Debbie has served on our Planning commission for five years, balancing the need for economic growth with our desire to protect Williston’s rural character. She helped implement our growth center at Taft Corners. She supports keeping housing costs affordable while supporting energy efficiency in our housing stock as well as town properties. In addition to Debbie’s Williston service, she has served on the Champlain Initiative Steering Committee and the Advisory Committee for Social Equity Investment, to name a few.
Additionally, Debbie is a 2010 graduate of the Vermont Leadership Institute produced by the Snelling Center for Government. As a 2004 graduate of VLI, I can guarantee it will have honed Debbie’s skills and will be a huge “value added” ingredient to her continued service to Williston. I’m voting for Debbie Ingram, for sure!
State Rep. Jim McCullough, D-Williston
What happens without Vermont Yankee?
For those who would shut down Vermont Yankee, I have just one question: What’s your plan?

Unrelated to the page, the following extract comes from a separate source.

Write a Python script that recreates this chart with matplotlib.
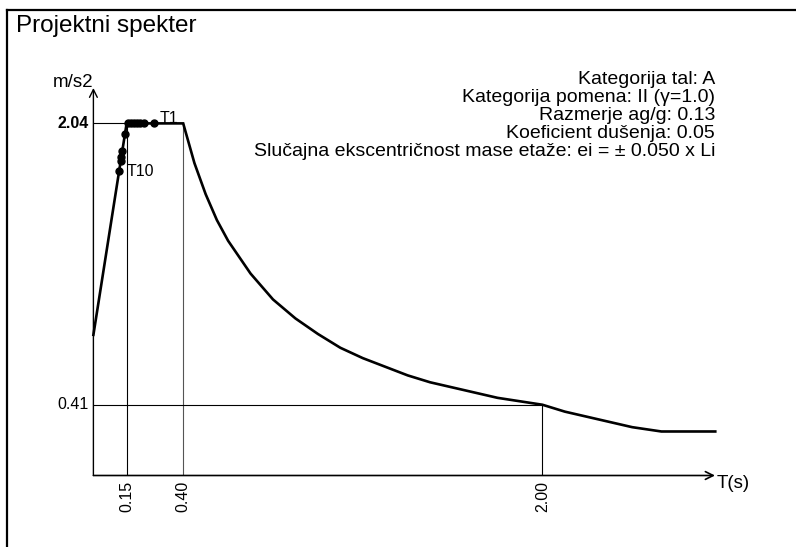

If Vermont Yankee closes in 13 months, a third of Vermont’s electricity will vanish. How will you replace it?
I am disappointed but not really surprised that our new governor is just realizing Vermont has no energy plan. It took IBM telling the Legislature it must have reliable, affordable electricity, or else, to get his attention. As a replacement for Vermont Yankee’s huge chunk of megawatts, efficiency and renewable are a false hope, its handful of megawatts the equivalent of replacing your wood stove with birthday candles. There’s no other shovel-ready source of plentiful instate power. That leaves Vermont relying on a hodgepodge of southern New England nuclear, gas, oil and coal-fired power plants.
So I ask again — what’s your plan? Will it be the low, steady cost, hundreds of jobs, millions in state income and clean air of Vermont Yankee? Or the immediate mass exodus of jobs and money, perhaps followed by the likes of IBM, and the huge increase in air pollution? The waterfall of March 2012 is getting louder the more we drift downstream.
As a self-employed engineer and inventor, I know success requires a realistic, fact-based plan. Mine is simple: Address decommissioning, tritium oversight, etc., but keep the low rates, good jobs and money flowing from Vermont Yankee. What’s yours?